Eco-driving for Electric Connected Vehicles at Signalized Intersections: A Parameterized Reinforcement Learning approach
Xia Jiang, Jian Zhang, Dan Li
TL;DR
This work tackles eco-driving for electric connected vehicles at signalized intersections by casting the control problem as a parameterized reinforcement learning task. It fuses model-based car-following and lane-changing policies with a DRL policy in a unified MDP featuring a discrete-continuous hybrid action space, enabling joint longitudinal and lateral decisions. The PRL framework uses two neural networks to select a discrete lane-change action and a corresponding continuous acceleration, with safety clips and masks to preserve safe operation; the reward combines energy and mobility considerations to encourage smooth, energy-efficient trajectories. Evaluations in SUMO demonstrate energy reductions of up to $27.13\%$ over baselines without compromising traffic flow, and show robustness across coordinate and non-coordinate signal settings as well as mixed traffic with varying CV penetration, highlighting practical potential for real-world deployment.
Abstract
This paper proposes an eco-driving framework for electric connected vehicles (CVs) based on reinforcement learning (RL) to improve vehicle energy efficiency at signalized intersections.

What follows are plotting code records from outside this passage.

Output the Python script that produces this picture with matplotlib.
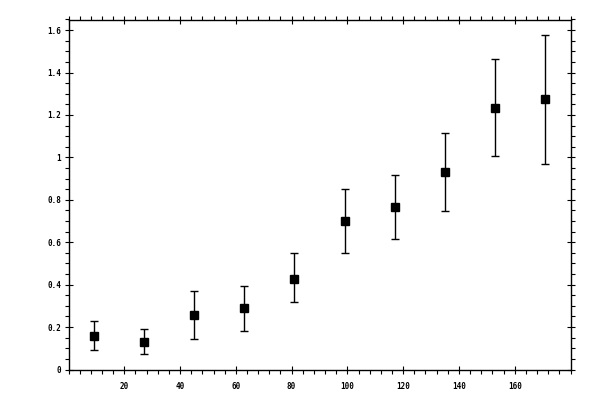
import numpy as np
import matplotlib.pyplot as plt
from matplotlib.ticker import MultipleLocator, FuncFormatter

# data
x = [9, 27, 45, 63, 81, 99, 117, 135, 153, 171]
y = [0.160, 0.132, 0.259, 0.288, 0.429, 0.698, 0.764, 0.929, 1.235, 1.273]
y_low = [0.090, 0.075, 0.146, 0.181, 0.316, 0.547, 0.614, 0.746, 1.006, 0.971]
y_high = [0.231, 0.191, 0.372, 0.396, 0.547, 0.849, 0.915, 1.113, 1.466, 1.575]

x_ticks = [20, 40, 60, 80, 100, 120, 140, 160]
y_ticks = [0, 0.2, 0.4, 0.6, 0.8, 1.0, 1.2, 1.4, 1.6]

y = np.array(y)
err = [y - np.array(y_low), np.array(y_high) - y]

fig = plt.figure(figsize=(6, 4), dpi=100)
ax = fig.add_axes([68.5 / 600, 1 - 369.5 / 400, 502 / 600, 350 / 400])

ax.errorbar(x, y, yerr=err, fmt='s', color='black', markersize=5.2,
            elinewidth=1.0, capsize=2.6, capthick=1.0)

ax.set_xlim(0, 180)
ax.set_ylim(0, 1.65)

ax.set_xticks(x_ticks)
ax.set_yticks(y_ticks)
ax.xaxis.set_minor_locator(MultipleLocator(4))
ax.yaxis.set_minor_locator(MultipleLocator(0.05))
ax.yaxis.set_major_formatter(FuncFormatter(lambda v, p: '%g' % round(v, 2)))

for s in ax.spines.values():
    s.set_linewidth(1.0)

ax.tick_params(which='major', direction='inout', length=5.8, width=0.8,
               top=True, right=True, labelsize=5.5)
ax.tick_params(which='minor', direction='out', length=2.6, width=0.8,
               top=True, right=True)
ax.tick_params(axis='x', which='major', pad=6.0)
ax.tick_params(axis='y', which='major', pad=2.5)

for lbl in ax.get_xticklabels() + ax.get_yticklabels():
    lbl.set_family('DejaVu Sans Mono')
    lbl.set_weight('bold')

fig.savefig('out.png', dpi=100)
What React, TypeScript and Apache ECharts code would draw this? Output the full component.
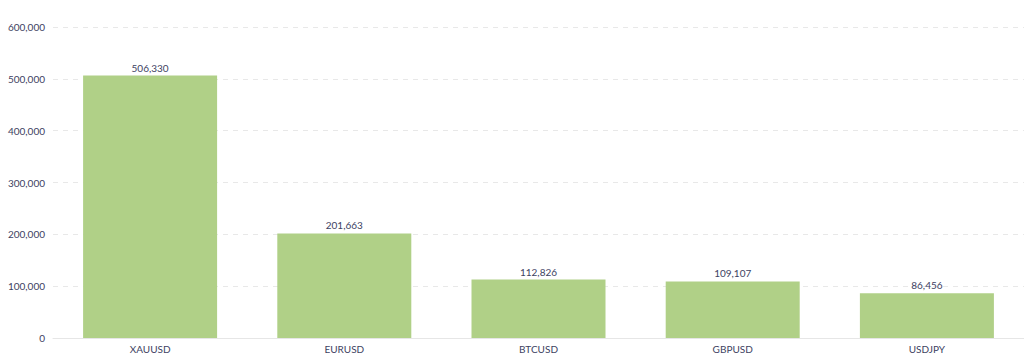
import React, { useEffect, useRef } from "react";
import * as echarts from "echarts";

const categories = ["XAUUSD", "EURUSD", "BTCUSD", "GBPUSD", "USDJPY"];
const values = [506330, 201663, 112826, 109107, 86456];
const yTicks = [0, 100000, 200000, 300000, 400000, 500000, 600000];

const fmt = (v: number) => v.toLocaleString("en-US");

export default function App() {
  const ref = useRef<HTMLDivElement>(null);
  useEffect(() => {
    const chart = echarts.init(ref.current!, null, { renderer: "svg" });
    chart.setOption({
      animation: false,
      textStyle: { fontFamily: "Lato" },
      grid: { left: 53, right: -2, top: 27, bottom: 26, containLabel: false },
      xAxis: {
        type: "category",
        data: categories,
        axisLine: { lineStyle: { color: "#e6e6e6" } },
        axisTick: { show: false },
        axisLabel: { color: "#3d4262", fontSize: 10, margin: 6, fontFamily: "Lato" },
      },
      yAxis: {
        type: "value",
        min: yTicks[0],
        max: yTicks[yTicks.length - 1],
        interval: 100000,
        axisLine: { show: false },
        axisTick: { show: false },
        axisLabel: {
          color: "#3d4262",
          fontSize: 10,
          margin: 8,
          fontFamily: "Lato",
          formatter: (v: number) => fmt(v),
        },
        splitLine: { lineStyle: { color: "#e8e8e8", type: [5, 5] } },
      },
      series: [
        {
          type: "bar",
          data: values,
          barWidth: 134,
          itemStyle: { color: "#b0d087" },
          label: {
            show: true,
            position: "top",
            distance: 3,
            color: "#3d4262",
            fontSize: 10,
            fontFamily: "Lato",
            formatter: (p: any) => fmt(p.value),
          },
        },
      ],
    });
    return () => chart.dispose();
  }, []);
  return (
    <div
      ref={ref}
      style={{ position: "fixed", left: 0, top: 0, width: 1024, height: 364, background: "#fff" }}
    />
  );
}
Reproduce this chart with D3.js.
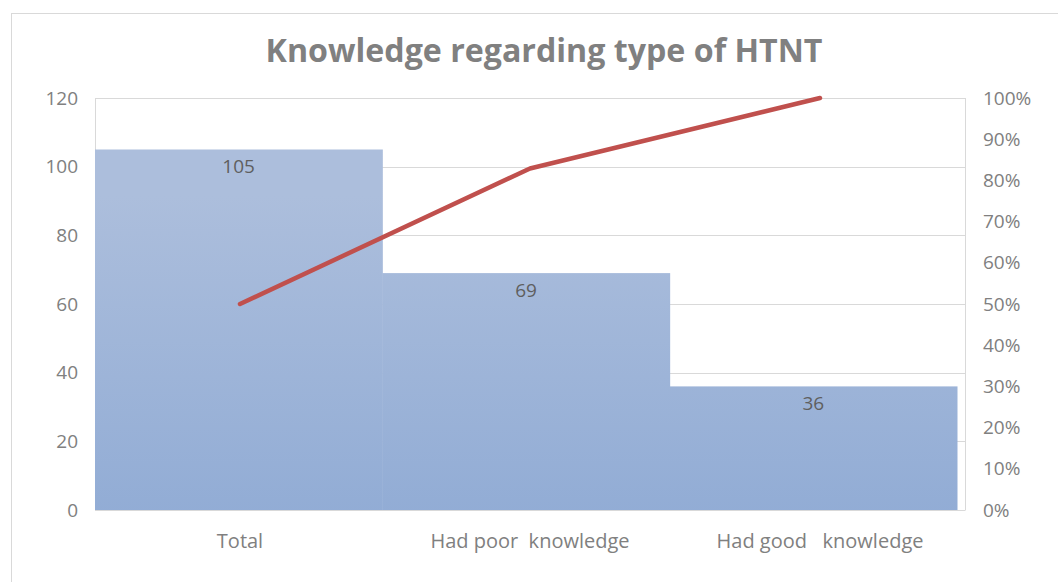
<!DOCTYPE html>
<html>
<head>
<meta charset="utf-8">
<script src="https://cdn.jsdelivr.net/npm/d3@7"></script>
<style>
  body { margin: 0; background: #fff; }
  svg text { font-family: "Open Sans", sans-serif; }
</style>
</head>
<body>
<svg id="chart" width="1058" height="582"></svg>
<script>
// chart values
var categories = ["Total", "Had poor  knowledge", "Had good   knowledge"];
var counts = [105, 69, 36];
var cumulative = [0.50, 0.829, 1.00];
var leftTicks = [0, 20, 40, 60, 80, 100, 120];
var rightTicks = [0, 0.1, 0.2, 0.3, 0.4, 0.5, 0.6, 0.7, 0.8, 0.9, 1.0];

var svg = d3.select("#chart");
var margin = {top: 98, left: 95, right: 93, bottom: 72};
var width = 1058 - margin.left - margin.right;
var height = 582 - margin.top - margin.bottom;

// chart area border
svg.append("rect")
  .attr("x", 11.5).attr("y", 13.5)
  .attr("width", 1100).attr("height", 700)
  .attr("fill", "#fff")
  .attr("stroke", "#d9d9d9");

svg.append("text")
  .attr("id", "title")
  .attr("x", 544)
  .attr("y", 62)
  .attr("text-anchor", "middle")
  .attr("fill", "#808080")
  .attr("font-weight", "bold")
  .attr("font-size", 30)
  .text("Knowledge regarding type of HTNT");

// squeeze title to the width it has in the reference
var t = svg.select("#title");
var tw = t.node().getComputedTextLength();
t.attr("font-size", 30 * 557 / tw);

var defs = svg.append("defs");
var grad = defs.append("linearGradient")
  .attr("id", "barFill")
  .attr("gradientUnits", "userSpaceOnUse")
  .attr("x1", 0).attr("y1", margin.top)
  .attr("x2", 0).attr("y2", margin.top + height);
grad.append("stop").attr("offset", "0%").attr("stop-color", "#acbedc");
grad.append("stop").attr("offset", "100%").attr("stop-color", "#8aa7d3");

var g = svg.append("g").attr("transform", "translate(" + margin.left + "," + margin.top + ")");

var xCat = d3.scaleBand().domain(categories).range([0, width]).padding(0);
var xBar = d3.scaleBand().domain(categories).range([0, width - 8]).padding(0);
var y = d3.scaleLinear().domain([0, 120]).range([height, 0]);
var y2 = d3.scaleLinear().domain([0, 1]).range([height, 0]);

// gridlines
g.append("g")
  .selectAll("line")
  .data(leftTicks)
  .enter().append("line")
  .attr("x1", 0).attr("x2", width)
  .attr("y1", function(d) { return Math.round(y(d)) + 0.5; })
  .attr("y2", function(d) { return Math.round(y(d)) + 0.5; })
  .attr("stroke", "#d9d9d9");

g.append("line")
  .attr("x1", 0.5).attr("x2", 0.5)
  .attr("y1", 0).attr("y2", height)
  .attr("stroke", "#d9d9d9");
g.append("line")
  .attr("x1", width + 0.5).attr("x2", width + 0.5)
  .attr("y1", 0).attr("y2", height)
  .attr("stroke", "#d9d9d9");

// bars
g.append("g")
  .selectAll("rect")
  .data(counts)
  .enter().append("rect")
  .attr("x", function(d, i) { return xBar(categories[i]); })
  .attr("y", function(d) { return y(d); })
  .attr("width", xBar.bandwidth() + 0.5)
  .attr("height", function(d) { return height - y(d); })
  .attr("fill", "url(#barFill)");

// bar labels
g.append("g")
  .selectAll("text")
  .data(counts)
  .enter().append("text")
  .attr("x", function(d, i) { return xBar(categories[i]) + xBar.bandwidth() / 2; })
  .attr("y", function(d) { return y(d) + 17; })
  .attr("dy", "0.35em")
  .attr("text-anchor", "middle")
  .attr("font-size", 19)
  .attr("fill", "#5f5f5f")
  .text(function(d) { return d; });

// left axis
var yAxis = g.append("g")
  .call(d3.axisLeft(y).tickValues(leftTicks).tickSize(0).tickPadding(17));
yAxis.select(".domain").remove();
yAxis.selectAll("text")
  .attr("font-size", 19)
  .attr("fill", "#808080")
  .attr("font-family", "Open Sans");

// right axis
var y2Axis = g.append("g")
  .attr("transform", "translate(" + width + ",0)")
  .call(d3.axisRight(y2).tickValues(rightTicks).tickSize(0).tickPadding(18).tickFormat(d3.format(".0%")));
y2Axis.select(".domain").remove();
y2Axis.selectAll("text")
  .attr("font-size", 19)
  .attr("fill", "#808080")
  .attr("font-family", "Open Sans");

// bottom axis
var xAxis = g.append("g")
  .attr("transform", "translate(0," + height + ")")
  .call(d3.axisBottom(xCat).tickSize(0).tickPadding(24));
xAxis.select(".domain")
  .attr("stroke", "#d9d9d9");
xAxis.selectAll("text")
  .attr("font-size", 20)
  .attr("fill", "#808080")
  .attr("font-family", "Open Sans")
  .style("white-space", "pre");

// cumulative line
var line = d3.line()
  .x(function(d, i) { return xCat(categories[i]) + xCat.bandwidth() / 2; })
  .y(function(d) { return y2(d); });

g.append("path")
  .datum(cumulative)
  .attr("d", line)
  .attr("fill", "none")
  .attr("stroke", "#c0504d")
  .attr("stroke-width", 4.5)
  .attr("stroke-linecap", "round")
  .attr("stroke-linejoin", "round");
</script>
</body>
</html>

The vehicle agent is specified by integrating the model-based car-following policy, lane-changing policy, and the RL policy, to ensure safe operation of a CV. Subsequently, a Markov Decision Process (MDP) is formulated, which enables the vehicle to perform longitudinal control and lateral decisions, jointly optimizing the car-following and lane-changing behaviors of the CVs in the vicinity of intersections. Then, the hybrid action space is parameterized as a hierarchical structure and thereby trains the agents with two-dimensional motion patterns in a dynamic traffic environment. Finally, our proposed methods are evaluated in SUMO software from both a single-vehicle-based perspective and a flow-based perspective. The results show that our strategy can significantly reduce energy consumption by learning proper action schemes without any interruption of other human-driven vehicles (HDVs).